Start of Provided information

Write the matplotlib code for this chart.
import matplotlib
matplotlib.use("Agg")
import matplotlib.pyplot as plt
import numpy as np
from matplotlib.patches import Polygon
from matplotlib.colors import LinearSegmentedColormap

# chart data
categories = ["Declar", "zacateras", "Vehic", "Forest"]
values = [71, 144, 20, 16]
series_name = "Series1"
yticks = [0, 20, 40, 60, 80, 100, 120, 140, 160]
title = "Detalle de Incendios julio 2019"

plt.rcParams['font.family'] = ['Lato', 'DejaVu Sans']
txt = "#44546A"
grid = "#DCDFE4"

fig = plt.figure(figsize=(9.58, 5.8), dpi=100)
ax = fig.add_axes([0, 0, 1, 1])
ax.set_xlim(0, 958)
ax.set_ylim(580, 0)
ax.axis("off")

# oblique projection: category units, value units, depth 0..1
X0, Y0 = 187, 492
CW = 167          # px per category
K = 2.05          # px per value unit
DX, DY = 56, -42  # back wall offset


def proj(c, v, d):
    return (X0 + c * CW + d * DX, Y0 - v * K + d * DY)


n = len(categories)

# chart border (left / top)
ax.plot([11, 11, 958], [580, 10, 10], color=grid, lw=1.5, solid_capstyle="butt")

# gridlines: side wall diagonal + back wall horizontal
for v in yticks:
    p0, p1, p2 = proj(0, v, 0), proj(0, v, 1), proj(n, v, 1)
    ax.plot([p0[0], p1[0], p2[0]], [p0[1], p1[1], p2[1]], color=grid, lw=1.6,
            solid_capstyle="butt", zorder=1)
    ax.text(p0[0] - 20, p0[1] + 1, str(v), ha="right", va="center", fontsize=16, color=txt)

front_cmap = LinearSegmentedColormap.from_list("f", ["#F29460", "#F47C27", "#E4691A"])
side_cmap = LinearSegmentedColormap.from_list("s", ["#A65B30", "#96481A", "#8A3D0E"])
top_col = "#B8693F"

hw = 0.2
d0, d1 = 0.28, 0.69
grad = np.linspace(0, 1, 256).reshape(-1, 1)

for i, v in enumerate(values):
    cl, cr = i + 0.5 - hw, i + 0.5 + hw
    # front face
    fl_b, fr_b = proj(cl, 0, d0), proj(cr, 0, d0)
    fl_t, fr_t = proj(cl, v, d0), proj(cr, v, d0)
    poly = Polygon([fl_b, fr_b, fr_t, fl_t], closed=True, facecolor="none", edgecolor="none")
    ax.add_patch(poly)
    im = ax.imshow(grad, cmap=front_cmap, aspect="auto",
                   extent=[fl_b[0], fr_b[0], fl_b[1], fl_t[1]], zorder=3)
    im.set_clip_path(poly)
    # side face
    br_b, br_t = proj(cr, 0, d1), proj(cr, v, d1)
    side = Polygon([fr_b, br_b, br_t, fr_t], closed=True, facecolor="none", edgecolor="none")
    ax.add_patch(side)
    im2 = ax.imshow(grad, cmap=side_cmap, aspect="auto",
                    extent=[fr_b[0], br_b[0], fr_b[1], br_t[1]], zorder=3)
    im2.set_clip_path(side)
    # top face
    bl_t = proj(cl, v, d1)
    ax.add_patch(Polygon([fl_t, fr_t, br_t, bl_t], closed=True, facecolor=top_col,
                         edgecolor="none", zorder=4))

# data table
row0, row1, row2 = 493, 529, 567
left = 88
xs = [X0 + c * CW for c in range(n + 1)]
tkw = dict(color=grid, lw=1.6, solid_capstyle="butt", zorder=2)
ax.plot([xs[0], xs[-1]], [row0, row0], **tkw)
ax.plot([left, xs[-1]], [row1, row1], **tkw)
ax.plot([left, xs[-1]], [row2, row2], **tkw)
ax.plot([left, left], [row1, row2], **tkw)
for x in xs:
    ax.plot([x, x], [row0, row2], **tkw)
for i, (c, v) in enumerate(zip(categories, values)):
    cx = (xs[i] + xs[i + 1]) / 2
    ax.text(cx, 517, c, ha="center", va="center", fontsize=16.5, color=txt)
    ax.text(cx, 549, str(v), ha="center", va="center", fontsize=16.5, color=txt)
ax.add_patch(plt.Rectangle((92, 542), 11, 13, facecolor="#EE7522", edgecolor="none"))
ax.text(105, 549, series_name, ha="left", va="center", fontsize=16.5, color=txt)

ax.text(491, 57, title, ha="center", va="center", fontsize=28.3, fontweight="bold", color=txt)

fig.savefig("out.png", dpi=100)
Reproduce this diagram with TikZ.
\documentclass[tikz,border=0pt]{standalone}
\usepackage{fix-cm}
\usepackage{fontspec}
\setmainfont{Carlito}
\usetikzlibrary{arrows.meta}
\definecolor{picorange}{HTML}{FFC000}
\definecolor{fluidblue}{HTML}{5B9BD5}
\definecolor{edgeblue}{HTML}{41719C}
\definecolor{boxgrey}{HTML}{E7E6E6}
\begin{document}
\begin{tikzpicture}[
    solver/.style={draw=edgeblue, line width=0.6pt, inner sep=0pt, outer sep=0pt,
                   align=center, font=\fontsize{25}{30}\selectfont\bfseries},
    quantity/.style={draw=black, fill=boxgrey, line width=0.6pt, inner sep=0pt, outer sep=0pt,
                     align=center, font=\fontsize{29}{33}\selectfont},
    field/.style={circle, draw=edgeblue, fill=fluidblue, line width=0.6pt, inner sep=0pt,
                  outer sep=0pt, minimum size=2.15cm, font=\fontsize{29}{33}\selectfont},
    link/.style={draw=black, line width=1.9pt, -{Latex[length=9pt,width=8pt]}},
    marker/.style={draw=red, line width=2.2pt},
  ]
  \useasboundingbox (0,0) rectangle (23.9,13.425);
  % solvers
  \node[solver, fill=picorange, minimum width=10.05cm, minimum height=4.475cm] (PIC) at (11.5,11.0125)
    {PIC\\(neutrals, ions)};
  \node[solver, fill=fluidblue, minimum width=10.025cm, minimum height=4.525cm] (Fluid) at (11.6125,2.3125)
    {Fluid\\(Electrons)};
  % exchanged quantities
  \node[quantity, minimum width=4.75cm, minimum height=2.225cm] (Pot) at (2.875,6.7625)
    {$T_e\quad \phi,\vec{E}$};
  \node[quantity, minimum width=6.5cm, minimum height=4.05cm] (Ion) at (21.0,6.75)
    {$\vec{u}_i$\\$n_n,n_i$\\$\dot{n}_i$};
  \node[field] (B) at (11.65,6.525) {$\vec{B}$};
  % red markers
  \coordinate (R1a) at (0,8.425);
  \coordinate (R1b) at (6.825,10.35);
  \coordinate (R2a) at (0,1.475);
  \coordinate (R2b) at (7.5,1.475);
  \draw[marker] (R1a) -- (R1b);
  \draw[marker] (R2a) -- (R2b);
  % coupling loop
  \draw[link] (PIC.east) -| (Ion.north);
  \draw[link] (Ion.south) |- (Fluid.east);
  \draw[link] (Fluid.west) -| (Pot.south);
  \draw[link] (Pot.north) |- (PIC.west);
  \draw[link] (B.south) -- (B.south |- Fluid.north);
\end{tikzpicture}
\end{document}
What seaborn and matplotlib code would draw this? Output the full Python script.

End of Provided information

Your task
Copy the entries above exactly, leaving none out.

Solution to this problem
Write the matplotlib code for this chart.
import matplotlib
matplotlib.use("Agg")
import matplotlib.pyplot as plt
import numpy as np
from matplotlib.patches import Polygon
from matplotlib.colors import LinearSegmentedColormap

# chart data
categories = ["Declar", "zacateras", "Vehic", "Forest"]
values = [71, 144, 20, 16]
series_name = "Series1"
yticks = [0, 20, 40, 60, 80, 100, 120, 140, 160]
title = "Detalle de Incendios julio 2019"

plt.rcParams['font.family'] = ['Lato', 'DejaVu Sans']
txt = "#44546A"
grid = "#DCDFE4"

fig = plt.figure(figsize=(9.58, 5.8), dpi=100)
ax = fig.add_axes([0, 0, 1, 1])
ax.set_xlim(0, 958)
ax.set_ylim(580, 0)
ax.axis("off")

# oblique projection: category units, value units, depth 0..1
X0, Y0 = 187, 492
CW = 167          # px per category
K = 2.05          # px per value unit
DX, DY = 56, -42  # back wall offset


def proj(c, v, d):
    return (X0 + c * CW + d * DX, Y0 - v * K + d * DY)


n = len(categories)

# chart border (left / top)
ax.plot([11, 11, 958], [580, 10, 10], color=grid, lw=1.5, solid_capstyle="butt")

# gridlines: side wall diagonal + back wall horizontal
for v in yticks:
    p0, p1, p2 = proj(0, v, 0), proj(0, v, 1), proj(n, v, 1)
    ax.plot([p0[0], p1[0], p2[0]], [p0[1], p1[1], p2[1]], color=grid, lw=1.6,
            solid_capstyle="butt", zorder=1)
    ax.text(p0[0] - 20, p0[1] + 1, str(v), ha="right", va="center", fontsize=16, color=txt)

front_cmap = LinearSegmentedColormap.from_list("f", ["#F29460", "#F47C27", "#E4691A"])
side_cmap = LinearSegmentedColormap.from_list("s", ["#A65B30", "#96481A", "#8A3D0E"])
top_col = "#B8693F"

hw = 0.2
d0, d1 = 0.28, 0.69
grad = np.linspace(0, 1, 256).reshape(-1, 1)

for i, v in enumerate(values):
    cl, cr = i + 0.5 - hw, i + 0.5 + hw
    # front face
    fl_b, fr_b = proj(cl, 0, d0), proj(cr, 0, d0)
    fl_t, fr_t = proj(cl, v, d0), proj(cr, v, d0)
    poly = Polygon([fl_b, fr_b, fr_t, fl_t], closed=True, facecolor="none", edgecolor="none")
    ax.add_patch(poly)
    im = ax.imshow(grad, cmap=front_cmap, aspect="auto",
                   extent=[fl_b[0], fr_b[0], fl_b[1], fl_t[1]], zorder=3)
    im.set_clip_path(poly)
    # side face
    br_b, br_t = proj(cr, 0, d1), proj(cr, v, d1)
    side = Polygon([fr_b, br_b, br_t, fr_t], closed=True, facecolor="none", edgecolor="none")
    ax.add_patch(side)
    im2 = ax.imshow(grad, cmap=side_cmap, aspect="auto",
                    extent=[fr_b[0], br_b[0], fr_b[1], br_t[1]], zorder=3)
    im2.set_clip_path(side)
    # top face
    bl_t = proj(cl, v, d1)
    ax.add_patch(Polygon([fl_t, fr_t, br_t, bl_t], closed=True, facecolor=top_col,
                         edgecolor="none", zorder=4))

# data table
row0, row1, row2 = 493, 529, 567
left = 88
xs = [X0 + c * CW for c in range(n + 1)]
tkw = dict(color=grid, lw=1.6, solid_capstyle="butt", zorder=2)
ax.plot([xs[0], xs[-1]], [row0, row0], **tkw)
ax.plot([left, xs[-1]], [row1, row1], **tkw)
ax.plot([left, xs[-1]], [row2, row2], **tkw)
ax.plot([left, left], [row1, row2], **tkw)
for x in xs:
    ax.plot([x, x], [row0, row2], **tkw)
for i, (c, v) in enumerate(zip(categories, values)):
    cx = (xs[i] + xs[i + 1]) / 2
    ax.text(cx, 517, c, ha="center", va="center", fontsize=16.5, color=txt)
    ax.text(cx, 549, str(v), ha="center", va="center", fontsize=16.5, color=txt)
ax.add_patch(plt.Rectangle((92, 542), 11, 13, facecolor="#EE7522", edgecolor="none"))
ax.text(105, 549, series_name, ha="left", va="center", fontsize=16.5, color=txt)

ax.text(491, 57, title, ha="center", va="center", fontsize=28.3, fontweight="bold", color=txt)

fig.savefig("out.png", dpi=100)
Reproduce this diagram with TikZ.
\documentclass[tikz,border=0pt]{standalone}
\usepackage{fix-cm}
\usepackage{fontspec}
\setmainfont{Carlito}
\usetikzlibrary{arrows.meta}
\definecolor{picorange}{HTML}{FFC000}
\definecolor{fluidblue}{HTML}{5B9BD5}
\definecolor{edgeblue}{HTML}{41719C}
\definecolor{boxgrey}{HTML}{E7E6E6}
\begin{document}
\begin{tikzpicture}[
    solver/.style={draw=edgeblue, line width=0.6pt, inner sep=0pt, outer sep=0pt,
                   align=center, font=\fontsize{25}{30}\selectfont\bfseries},
    quantity/.style={draw=black, fill=boxgrey, line width=0.6pt, inner sep=0pt, outer sep=0pt,
                     align=center, font=\fontsize{29}{33}\selectfont},
    field/.style={circle, draw=edgeblue, fill=fluidblue, line width=0.6pt, inner sep=0pt,
                  outer sep=0pt, minimum size=2.15cm, font=\fontsize{29}{33}\selectfont},
    link/.style={draw=black, line width=1.9pt, -{Latex[length=9pt,width=8pt]}},
    marker/.style={draw=red, line width=2.2pt},
  ]
  \useasboundingbox (0,0) rectangle (23.9,13.425);
  % solvers
  \node[solver, fill=picorange, minimum width=10.05cm, minimum height=4.475cm] (PIC) at (11.5,11.0125)
    {PIC\\(neutrals, ions)};
  \node[solver, fill=fluidblue, minimum width=10.025cm, minimum height=4.525cm] (Fluid) at (11.6125,2.3125)
    {Fluid\\(Electrons)};
  % exchanged quantities
  \node[quantity, minimum width=4.75cm, minimum height=2.225cm] (Pot) at (2.875,6.7625)
    {$T_e\quad \phi,\vec{E}$};
  \node[quantity, minimum width=6.5cm, minimum height=4.05cm] (Ion) at (21.0,6.75)
    {$\vec{u}_i$\\$n_n,n_i$\\$\dot{n}_i$};
  \node[field] (B) at (11.65,6.525) {$\vec{B}$};
  % red markers
  \coordinate (R1a) at (0,8.425);
  \coordinate (R1b) at (6.825,10.35);
  \coordinate (R2a) at (0,1.475);
  \coordinate (R2b) at (7.5,1.475);
  \draw[marker] (R1a) -- (R1b);
  \draw[marker] (R2a) -- (R2b);
  % coupling loop
  \draw[link] (PIC.east) -| (Ion.north);
  \draw[link] (Ion.south) |- (Fluid.east);
  \draw[link] (Fluid.west) -| (Pot.south);
  \draw[link] (Pot.north) |- (PIC.west);
  \draw[link] (B.south) -- (B.south |- Fluid.north);
\end{tikzpicture}
\end{document}
What seaborn and matplotlib code would draw this? Output the full Python script.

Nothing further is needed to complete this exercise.